One reason why people advocate having only one BOM is that when a part changes, the change is automatically propagated to all products. But in case of a Unit BOM this may not be even desired. We don’t want the Unit BOM to reflect the latest released version or revision of a part, we want it to show the specific version or revision that is currently installed on that unit, no matter if a later version or revision exists. And same with a manufacturing BOM. While engineering releases the latest revision and the EBOM should represent that correctly, manufacturing may still use up the old revisions in inventory (if the change analysis shows that this is allowed), and the MBOM should reflect that accordingly.
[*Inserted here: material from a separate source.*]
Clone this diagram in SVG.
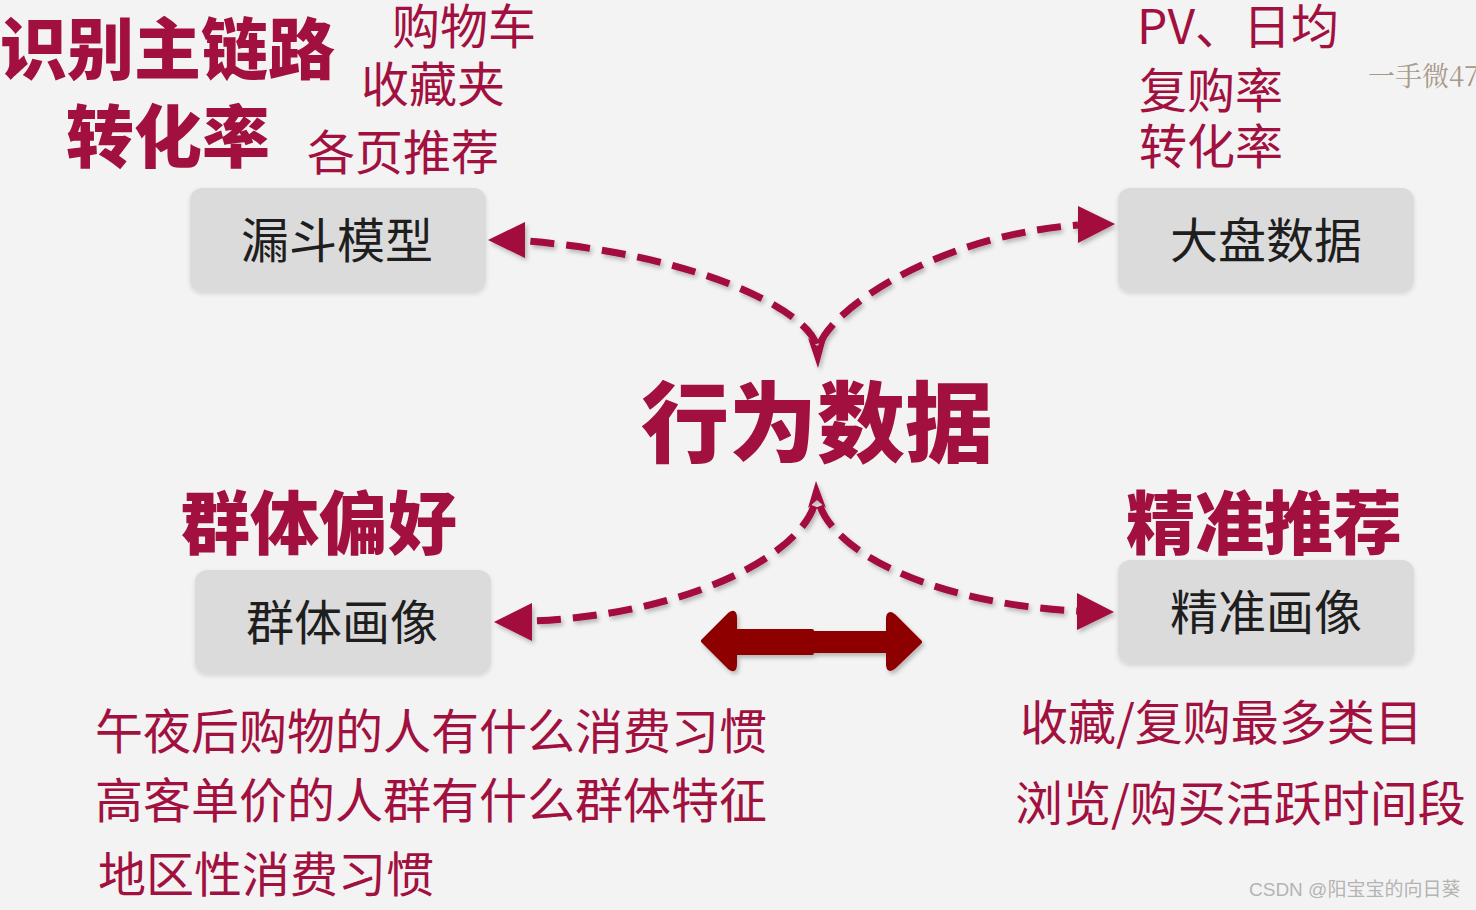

And there is also the issue of manufacturing deviations, i.e. impromptu changes on the manufacturing floor that cause the manufactured product, and typically only one particular unit, to deviate from the desired design and production process. Engineering and quality may decide that the product can ship with the deviation, but of course it needs to be documented. And typically this is done in a Unit BOM, which now is different from both the Engineering BOM and the Manufacturing BOM.
All these practical scenarios are very difficult to manage with only one BOM.
The other reality is that most companies do not only use PLM, but also ERP (enterprise resource planning) and MES (manufacturing execution system). Each of these systems manages their own BOM; ERP typically the Manufacturing BOM and MES the Unit or As-built BOM. So even if was practically possible to do everything in only one BOM in PLM, we would still have to transfer the PLM BOM to the corresponding BOM in ERP and MES, and probably also back, at least in the case of the Unit BOM in MES.
In conclusion I believe it is less important and practical to talk about how we can combine everything into one BOM, and much more important how we can manage all these different BOMs and keep them in sync as needed so that they serve their specific purpose in the respective stage of the product lifecycle and accurately reflect the exact configuration of each product and unit designed, manufactured, delivered and maintained.